A brand offering sympathy gifts is not simply selling soup, cookies, or packaging. It is solving a social problem. Many people want to show support during grief, illness, or family stress, but they do not know what to send, or they do not have time to assemble something thoughtful themselves. The business opportunity comes from closing that gap in a way that feels personal rather than transactional.

This is where the emotional economy starts to reshape the rules. Demand is not based only on product features. It also comes from life moments. A care package is often bought under emotional pressure, when someone needs to act quickly but still wants the gesture to feel sincere. That changes how companies design the full experience, from product bundles and messaging to delivery reliability and customer service.

The old e-commerce playbook taught brands to remove friction from the checkout process. The newer playbook still does that, but it also reduces emotional friction. It helps the customer answer questions such as “Is this appropriate?” Does it feel warm enough? Will it arrive when it matters? Those are not minor concerns. In this category, they are the product.

Why the Logistics of Kindness Have Become a Competitive Edge

The phrase “logistics of kindness” may sound soft, but the business behind it is anything but. Emotion-based commerce depends on hard operational discipline. If a brand promises comfort and then misses the delivery window, sends a damaged package, or makes the gift feel generic, the emotional value collapses.

That is why delivery has become central to conversion across e-commerce. DHL’s 2025 E-Commerce Trends Report highlights how strongly delivery expectations shape online shopping behavior, which helps explain why care-focused brands must treat fulfillment as part of the emotional promise rather than just a back-end function.

For companies in this space, scale is not only about moving more units. It is about protecting feelings at volume. That requires careful operational choices: products that travel well, packaging that feels intentional, messaging that fits delicate occasions, and workflows that let customers act quickly without sounding generic. Businesses that can standardize those moments without draining them of meaning are building a model that traditional retailers often struggle to copy.

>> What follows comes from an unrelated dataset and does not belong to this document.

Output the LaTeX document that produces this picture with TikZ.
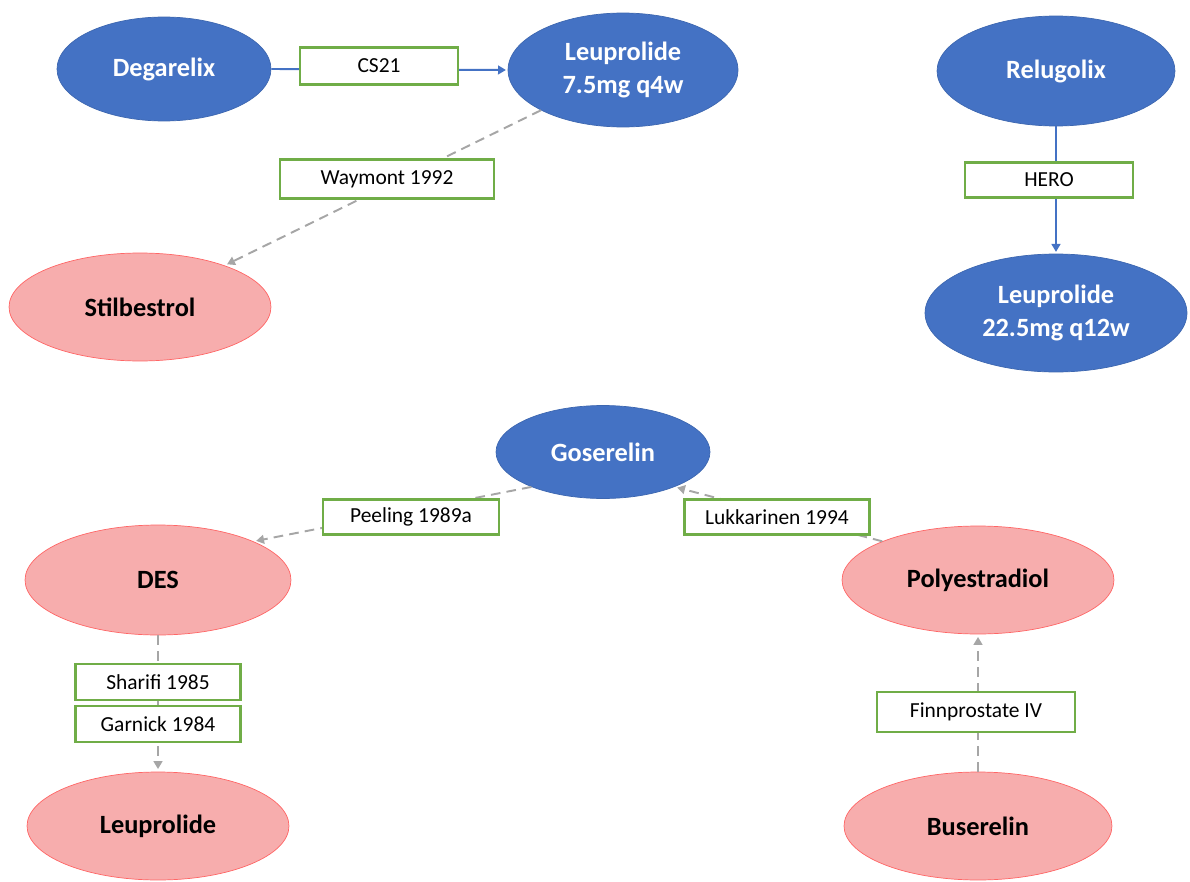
\documentclass[tikz,border=0pt]{standalone}
\usepackage{fontspec}
\setmainfont{Carlito}
\usetikzlibrary{shapes.geometric,arrows.meta}
\definecolor{drugblue}{HTML}{4472C4}
\definecolor{drugpink}{HTML}{F7ADAD}
\definecolor{pinkline}{HTML}{FF6666}
\definecolor{boxgreen}{HTML}{70AD47}
\definecolor{dashgray}{HTML}{A6A6A6}

\begin{document}
\begin{tikzpicture}[x=0.02cm, y=-0.02cm,
        active/.style={ellipse, draw=drugblue!90!black, fill=drugblue, text=white, inner sep=0pt,
            align=center, font=\fontsize{15}{18.5}\selectfont\bfseries},
        control/.style={ellipse, draw=pinkline, fill=drugpink, text=black, inner sep=0pt,
            align=center, font=\fontsize{15}{18.5}\selectfont\bfseries},
        trial/.style={draw=boxgreen, line width=1.4pt, fill=white, inner sep=0pt,
            font=\fontsize{12.2}{14}\selectfont},
        solidarr/.style={draw=drugblue, line width=1.1pt, -{Triangle[length=4.5pt,width=5pt]}, shorten >=1pt},
        dasharr/.style={draw=dashgray, line width=1.1pt, dash pattern=on 5.5pt off 3.5pt,
            -{Triangle[length=4.5pt,width=5pt]}, shorten >=1.5pt}]
        \useasboundingbox (0,0) rectangle (1190,882);
        % The treatment ellipses.
            \node[active, minimum width=4.28cm, minimum height=2.08cm] (degarelix) at (164,69) {Degarelix};
            \node[active, minimum width=4.6cm, minimum height=2.28cm] (leupq4) at (623,70) {Leuprolide\\7.5mg q4w};
            \node[control, minimum width=5.24cm, minimum height=2.16cm] (stilbestrol) at (140,307) {Stilbestrol};
            \node[active, minimum width=4.76cm, minimum height=2.2cm] (relugolix) at (1056,71) {Relugolix};
            \node[active, minimum width=5.24cm, minimum height=2.36cm] (leupq12) at (1056,313) {Leuprolide\\22.5mg q12w};
            \node[active, minimum width=4.28cm, minimum height=1.86cm] (goserelin) at (603,452) {Goserelin};
            \node[control, minimum width=5.32cm, minimum height=2.2cm] (des) at (158,580) {DES};
            \node[control, minimum width=5.44cm, minimum height=2.16cm] (polyestradiol) at (978,580) {Polyestradiol};
            \node[control, minimum width=5.24cm, minimum height=2.16cm] (leuprolide) at (158,826) {Leuprolide};
            \node[control, minimum width=5.36cm, minimum height=2.16cm] (buserelin) at (978,826) {Buserelin};
        % This draws the comparisons.
            \draw[solidarr] (degarelix.east) -- (leupq4.west);
            \draw[dasharr] (leupq4) -- (stilbestrol);
            \draw[solidarr] (relugolix.south) -- (leupq12.north);
            \draw[dasharr] (goserelin.206) -- (des.22);
            \draw[dasharr] (polyestradiol.158) -- (goserelin.334);
            \draw[dasharr] (des.south) -- (leuprolide.north);
            \draw[dasharr] (buserelin.north) -- (polyestradiol.south);
        % Below nodes are the trial labels.
            \node[trial, minimum width=3.16cm, minimum height=0.74cm] (cs) at (379,66) {CS21};
            \node[trial, minimum width=4.28cm, minimum height=0.78cm] (waymont) at (387,179) {Waymont 1992};
            \node[trial, minimum width=3.36cm, minimum height=0.7cm] (hero) at (1049,180) {HERO};
            \node[trial, minimum width=3.52cm, minimum height=0.7cm] (peeling) at (411,517) {Peeling 1989a};
            \node[trial, minimum width=3.7cm, minimum height=0.7cm] (lukkarinen) at (777,517) {Lukkarinen 1994};
            \node[trial, minimum width=3.3cm, minimum height=0.72cm] (sharifi) at (158,682) {Sharifi 1985};
            \node[trial, minimum width=3.3cm, minimum height=0.72cm] (garnick) at (158,724) {Garnick 1984};
            \node[trial, minimum width=3.96cm, minimum height=0.8cm] (finnprostate) at (976,712) {Finnprostate IV};
    \end{tikzpicture}
\end{document}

Spoonful of Comfort offers a useful example of that logic. Its sympathy collection is built on clear, occasion-based curation, and its corporate offerings show how the same emotional service model can extend beyond consumer gifting to business relationships and employee care. That is an important signal. Emotion-led commerce is no longer limited to personal shoppers. It is becoming part of how organizations manage culture, retention, and customer experience.

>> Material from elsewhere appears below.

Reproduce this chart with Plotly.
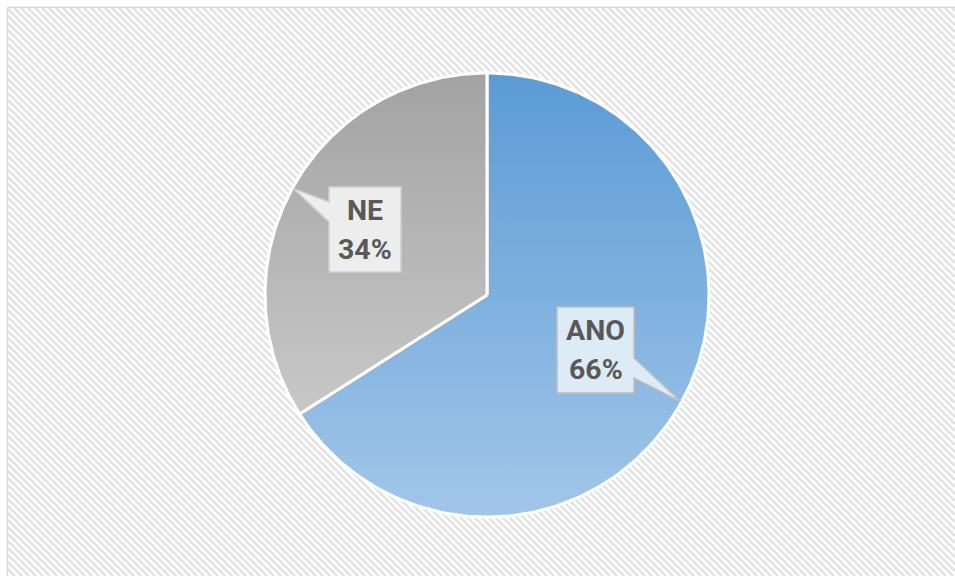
import numpy as np
import plotly.graph_objects as go

# ---- data -------------------------------------------------------------
labels = ["ANO", "NE"]
shares = [66, 34]

# ---- styling ----------------------------------------------------------
top_colors = ["#5B9BD5", "#A3A3A3"]
bottom_colors = ["#A2C6E9", "#D3D3D3"]
box_fills = ["#DDEBF7", "#EDEDED"]
box_lines = ["#BFBFBF", "#CFCFCF"]
text_color = "#595959"

W, H = 955, 576
CX, CY, R = 487, 295, 222          # pie centre / radius in pixels

# callout boxes (pixel rectangles: left, top, right, bottom) and pointer side
boxes = [
    dict(rect=(557, 307, 634, 393), side="right", attach=(358, 378)),
    dict(rect=(329, 187, 401, 272), side="left", attach=(202, 222)),
]


def u(px, py):
    """pixel position -> pie units (centre 0,0, radius 1, y up)"""
    return (px - CX) / R, (CY - py) / R


fig = go.Figure()

# ---- hatched background ----------------------------------------------
L, T = 8, 8
step = 7
segs = []
for c in range(L - H, W - T + step, step):
    y0 = max(T, L - c)
    y1 = min(H, W - c)
    if y1 <= y0:
        continue
    ax, ay = u(y0 + c, y0)
    bx, by = u(y1 + c, y1)
    segs.append(f"M{ax:.4f},{ay:.4f} L{bx:.4f},{by:.4f}")
fig.add_shape(type="path", path=" ".join(segs), xref="x", yref="y",
              line=dict(color="#E3E3E3", width=2.6), layer="below")

# frame (left and top edges)
bx0, by0 = u(7.5, 7.5)
bx1, _ = u(W + 5, 7.5)
_, by1 = u(7.5, H + 5)
fig.add_shape(type="line", x0=bx0, y0=by0, x1=bx1, y1=by0,
              line=dict(color="#D9D9D9", width=1.5), layer="below")
fig.add_shape(type="line", x0=bx0, y0=by0, x1=bx0, y1=by1,
              line=dict(color="#D9D9D9", width=1.5), layer="below")

# ---- pie slices (clockwise from 12 o'clock) -------------------------
total = sum(shares)
start = 0.0
mids = []
for i, v in enumerate(shares):
    span = 2 * np.pi * v / total
    th = np.linspace(start, start + span, 200)
    xs = np.concatenate([[0], np.sin(th), [0]])
    ys = np.concatenate([[0], np.cos(th), [0]])
    fig.add_trace(go.Scatter(
        x=xs, y=ys, mode="lines", fill="toself",
        fillgradient=dict(type="vertical", start=-1, stop=1,
                          colorscale=[[0, bottom_colors[i]], [1, top_colors[i]]]),
        line=dict(color="white", width=3),
        hoverinfo="skip", showlegend=False,
    ))
    mids.append(start + span / 2)
    start += span

# ---- callouts ---------------------------------------------------------
for i, (lab, v) in enumerate(zip(labels, shares)):
    b = boxes[i]
    l, t, r, btm = b["rect"]
    tipx, tipy = np.sin(mids[i]) * 0.995, np.cos(mids[i]) * 0.995
    a0, a1 = b["attach"]
    if b["side"] == "right":
        pts = [(l, t), (r, t), (r, a0), None, (r, a1), (r, btm), (l, btm)]
    else:
        pts = [(l, t), (r, t), (r, btm), (l, btm), (l, a1), None, (l, a0)]
    path = []
    for k, p in enumerate(pts):
        if p is None:
            px_, py_ = tipx, tipy
        else:
            px_, py_ = u(*p)
        path.append(("M" if k == 0 else "L") + f"{px_:.4f},{py_:.4f}")
    fig.add_shape(type="path", path=" ".join(path) + " Z", xref="x", yref="y",
                  fillcolor=box_fills[i], line=dict(color=box_lines[i], width=1.5),
                  layer="above")
    cx_, cy_ = u((l + r) / 2, (t + btm) / 2)
    for txt, dy in ((lab, -19.5), (f"{v}%", 19.5)):
        fig.add_annotation(x=cx_, y=cy_ - dy / R, text=txt, showarrow=False,
                           xanchor="center", yanchor="middle",
                           font=dict(family="Roboto", size=28.5, color=text_color,
                                     weight="bold"))

xr0, yr1 = u(0, 0)
xr1, yr0 = u(W, H)
fig.update_layout(
    width=W, height=H,
    margin=dict(l=0, r=0, t=0, b=0),
    paper_bgcolor="white", plot_bgcolor="white",
    xaxis=dict(range=[xr0, xr1], visible=False, fixedrange=True),
    yaxis=dict(range=[yr0, yr1], visible=False, fixedrange=True),
    showlegend=False,
)

fig.write_html("out.html")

There is also a wider market backdrop supporting this move. The National Retail Federation’s consumer insights work tracks the changing mindsets and behaviors of shoppers. At the same time, broader retail reporting points to a market where trust, value, and relevance matter more than mere abundance. In that setting, products with emotional purpose can stand out, especially when they solve a real communication need.

What Smart Businesses Should Learn From the Care Package Model

The larger lesson is not that every company should start selling soup or curated boxes. It is that modern consumers increasingly reward businesses that understand context. A product earns more attention when it helps the buyer say something meaningful, reduce stress, or care for someone at the right moment.

That has big implications for business models. It encourages tighter occasion-based merchandising, stronger post-purchase communication, and closer links between brand promise and fulfillment. It also creates room for premium pricing, since customers are often paying as much for confidence and emotional accuracy as for the physical goods.

For traditional e-commerce players, this is a challenge. Competing on price alone is harder in markets where emotional purpose shapes demand. For newer brands, it is an opening. A business that combines clear emotional positioning with dependable operations can build loyalty that is harder to disrupt than a one-time discount.

The emotional economy is not replacing traditional commerce. It is layering a new expectation on top of it. Consumers still want convenience, but they also want purchases to feel human. Brands that can deliver both are building a more durable form of growth. And in categories shaped by grief, care, and connection, the future may belong to businesses that understand a simple truth: logistics can move a package, but empathy is what gives it value.